Veranstaltung „Tea for Two“ in der Friedenskirche

„Tea for Two“ in Uslar: Gerrit Zitterbart (links) am Klavier und Klaus Pawlowski brauchen keine große Show, um ihr Publikum für sich zu gewinnen. FOTO: GUDRUN PORATH
„Tea for Two“ in Uslar: Gerrit Zitterbart (links) am Klavier und Klaus Pawlowski brauchen keine große Show, um ihr Publikum für sich zu gewinnen. FOTO: GUDRUN PORATH

Uslar – Wenn Zuschauer die erste Reihe meiden, hat das Gründe. Angst, angesprochen zu werden und mitmachen zu müssen, zum Beispiel. Beim „Tea for Two“ des Literatur- und Kunstkreises mit Gerrit Zitterbart und Klaus Pawlowski in der Friedenskirche in Uslar zählt das nicht.

„Warum sitzt hier eigentlich keiner in der ersten Reihe?“, fragt Klaus Pawlowski und gibt die Antwort gleich selbst. In den vorderen Reihen sei die Gefahr groß, vom Künstler angesprochen zu werden und mitmachen zu müssen.

Also gehe man lieber auf Sicherheitsabstand. In diesem Fall sei das aber ganz unbegründet, führt Pawlowski aus und bewegt seine Zuschauer dazu, sich umzusetzen. So füllt er die Stuhlreihen auf, die direkt vor Pianist Gerrit Zitterbart und ihm noch leer sind.

Schließlich ist es wirkungsvoller, zu einem Block mit 40 Zuhörern zu sprechen, als den Kontakt zum weiter entfernt vereinzelt sitzenden Publikum herzustellen. Eine Dame in der ersten Reihe muss dann doch eine Schrecksekunde überwinden, als der ehemalige Hochschullehrer Pawlowski ihre Handtasche entführt, um zum ersten Programmpunkt überzuleiten.

Den übernimmt Gerrit Zitterbart. Der Pianist aus Göttingen lässt die Tasten des Pianos tanzen. „Kitten on the Keys“ lautet der fast 100 Jahre alte Song des amerikanischen Komponisten und Ragtime- Interpreten Zez Confrey.

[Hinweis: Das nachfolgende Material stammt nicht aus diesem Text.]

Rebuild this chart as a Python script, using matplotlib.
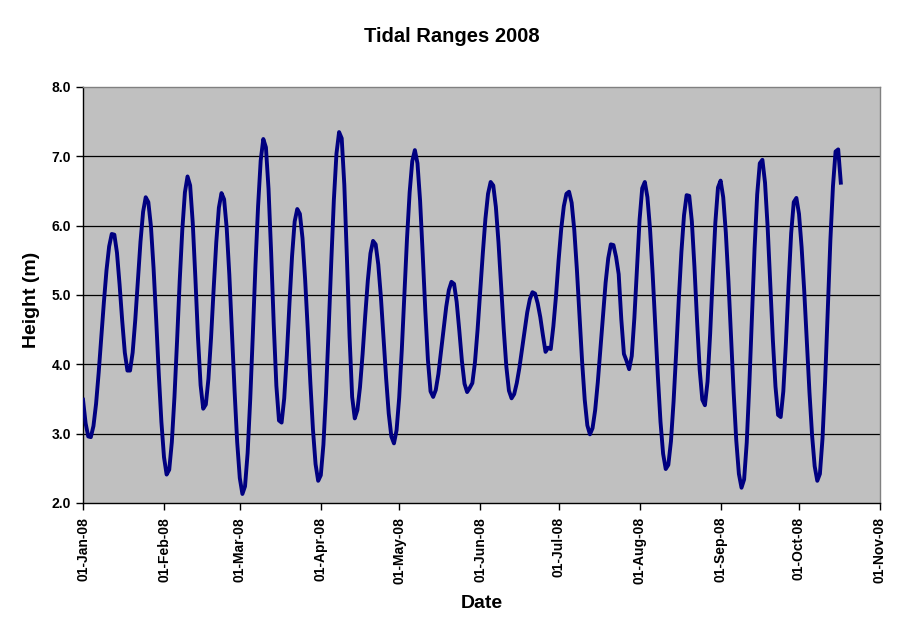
import numpy as np
import matplotlib
matplotlib.use('Agg')
import matplotlib.pyplot as plt
import matplotlib.dates as mdates

plt.rcParams['font.family'] = ['Liberation Sans', 'DejaVu Sans']
plt.rcParams['font.weight'] = 'bold'

# daily tidal range (m), one list per month
jan = [3.49, 3.15, 2.96, 2.95, 3.11, 3.43, 3.88, 4.39, 4.90, 5.36,
       5.70, 5.88, 5.87, 5.61, 5.15, 4.63, 4.17, 3.91, 3.91, 4.17,
       4.64, 5.21, 5.77, 6.20, 6.41, 6.34, 5.99, 5.39, 4.65, 3.86,
       3.17]
feb = [2.66, 2.41, 2.48, 2.88, 3.53, 4.34, 5.20, 5.94, 6.48, 6.71,
       6.58, 6.04, 5.25, 4.39, 3.70, 3.36, 3.42, 3.79, 4.38, 5.09,
       5.76, 6.26, 6.47, 6.38, 5.96, 5.29, 4.47, 3.62, 2.88]
mar = [2.36, 2.13, 2.24, 2.72, 3.50, 4.44, 5.43, 6.28, 6.94, 7.25,
       7.13, 6.53, 5.61, 4.57, 3.69, 3.19, 3.16, 3.51, 4.13, 4.87,
       5.56, 6.06, 6.24, 6.17, 5.82, 5.23, 4.51, 3.74, 3.06, 2.56,
       2.32]
apr = [2.40, 2.84, 3.58, 4.50, 5.47, 6.37, 7.04, 7.35, 7.26, 6.59,
       5.53, 4.40, 3.53, 3.22, 3.34, 3.67, 4.15, 4.70, 5.21, 5.60,
       5.78, 5.73, 5.44, 4.97, 4.38, 3.80, 3.29, 2.96, 2.86, 3.05]
may = [3.52, 4.21, 5.02, 5.82, 6.48, 6.93, 7.09, 6.90, 6.36, 5.59,
       4.77, 4.06, 3.61, 3.53, 3.63, 3.86, 4.18, 4.51, 4.83, 5.07,
       5.19, 5.16, 4.90, 4.49, 4.05, 3.72, 3.60, 3.66, 3.73, 4.03,
       4.50]
jun = [5.05, 5.60, 6.10, 6.46, 6.63, 6.58, 6.27, 5.76, 5.14, 4.51,
       3.97, 3.62, 3.51, 3.57, 3.73, 3.95, 4.22, 4.50, 4.75, 4.94,
       5.04, 5.02, 4.88, 4.68, 4.42, 4.18, 4.24, 4.22, 4.55, 4.98]
jul = [5.50, 5.95, 6.28, 6.46, 6.49, 6.33, 5.94, 5.37, 4.70, 4.04,
       3.49, 3.12, 2.99, 3.08, 3.34, 3.74, 4.22, 4.72, 5.18, 5.53,
       5.73, 5.72, 5.55, 5.30, 4.65, 4.15, 4.05, 3.93, 4.12, 4.67,
       5.39]
aug = [6.09, 6.54, 6.63, 6.41, 5.95, 5.30, 4.56, 3.82, 3.17, 2.71,
       2.49, 2.55, 2.89, 3.46, 4.17, 4.94, 5.62, 6.15, 6.44, 6.43,
       6.06, 5.40, 4.62, 3.92, 3.49, 3.41, 3.75, 4.44, 5.28, 6.05,
       6.55]
sep = [6.65, 6.41, 5.90, 5.20, 4.39, 3.59, 2.90, 2.42, 2.22, 2.34,
       2.87, 3.71, 4.70, 5.67, 6.45, 6.90, 6.95, 6.62, 5.98, 5.17,
       4.35, 3.68, 3.27, 3.24, 3.61, 4.31, 5.14, 5.89, 6.34, 6.40]
octo = [6.17, 5.69, 5.06, 4.32, 3.60, 2.98, 2.53, 2.32, 2.42, 2.93,
        3.76, 4.78, 5.78, 6.57, 7.07, 7.10, 6.62]

heights = jan + feb + mar + apr + may + jun + jul + aug + sep + octo
dates = np.datetime64('2008-01-01') + np.arange(len(heights))

title = 'Tidal Ranges 2008'
xlabel = 'Date'
ylabel = 'Height (m)'

fig = plt.figure(figsize=(9.04, 6.35), dpi=100)
ax = fig.add_axes([83 / 904, 132 / 635, 797 / 904, 416 / 635])
ax.set_facecolor('#c0c0c0')

ax.plot(dates, heights, '-', color='#000080', linewidth=2.8,
        solid_joinstyle='round', zorder=3)

ax.set_ylim(2.0, 8.0)
ax.set_yticks(np.arange(2.0, 8.01, 1.0))
ax.yaxis.set_major_formatter(matplotlib.ticker.FormatStrFormatter('%.1f'))
ax.set_xlim(np.datetime64('2008-01-01'), np.datetime64('2008-11-01'))
ax.xaxis.set_major_locator(mdates.MonthLocator())
ax.xaxis.set_major_formatter(mdates.DateFormatter('%d-%b-%y'))

ax.set_axisbelow(True)
ax.grid(axis='y', color='black', linewidth=0.9)
gl = ax.get_ygridlines()
gl[0].set_visible(False)
gl[-1].set_visible(False)

ax.spines['left'].set_color('black')
ax.spines['bottom'].set_color('black')
ax.spines['top'].set_color('#808080')
ax.spines['right'].set_color('#808080')
for s in ax.spines.values():
    s.set_linewidth(1.0)

ax.tick_params(axis='both', direction='out', length=5, width=1, labelsize=10)
ax.tick_params(axis='x', pad=5)
for label in ax.get_xticklabels():
    label.set_rotation(90)
    label.set_fontweight('bold')
for label in ax.get_yticklabels():
    label.set_fontweight('bold')

fig.text(0.5, 1 - 36 / 635, title, ha='center', va='center', fontsize=14.5, fontweight='bold')
fig.text(481.5 / 904, 1 - 604 / 635, xlabel, ha='center', va='center', fontsize=14, fontweight='bold')
fig.text(32 / 904, 1 - 300 / 635, ylabel, ha='center', va='center', rotation=90, fontsize=14, fontweight='bold')

fig.savefig('out.png', dpi=100)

Zitterbart und Pawlowski, beide erfahrene Bühnenkünstler, aber erst seit rund einem Jahr gemeinsam unterwegs, spielen sich gegenseitig die Bälle zu. Hat Pawlowski eine seiner zahlreichen, in der Tageszeitung „taz“ veröffentlichten Gedichte und Balladen mit satirischem Unterton und kleinen Schärfen vorgetragen, schafft Zitterbart die dazu passende Stimmung mit dem Klavier.

Wenn Pawlowski etwa von der Allwissenheit des Internets erzählt – „ein Küsschen für die Nachbarin und schon bekomme ich Viagra angeboten“ – ist das traurig, und Zitterbart liefert einen Trauermarsch, beispielsweise von Mozart, denn „der geht immer“.

Dabei hat Zitterbart den schwierigeren Part, denn der atmosphärisch kühle Kirchenraum macht es schwer, das Piano wirklich traurig klingen zu lassen.

Doch das ist nur eine kleine Ablenkung von der großen Wort- und Spielkunst der beiden Protagonisten vor dem Altar, die politische Themen ebenso beleuchtet wie Alltägliches und Literarisches. Sei es die Moritat vom treuen Staatsdiener Ernst Betz, der zwei Jahre tot im Bundestag sitzt und keiner merkt es, die Vogelwelt, die mit Kohlemeise und Abgreifvogel doch nur ein Spiegel der Realität ist, bis hin zum „Leiden mit Schiller“ in Anlehnung an dessen Ballade vom Erlkönig.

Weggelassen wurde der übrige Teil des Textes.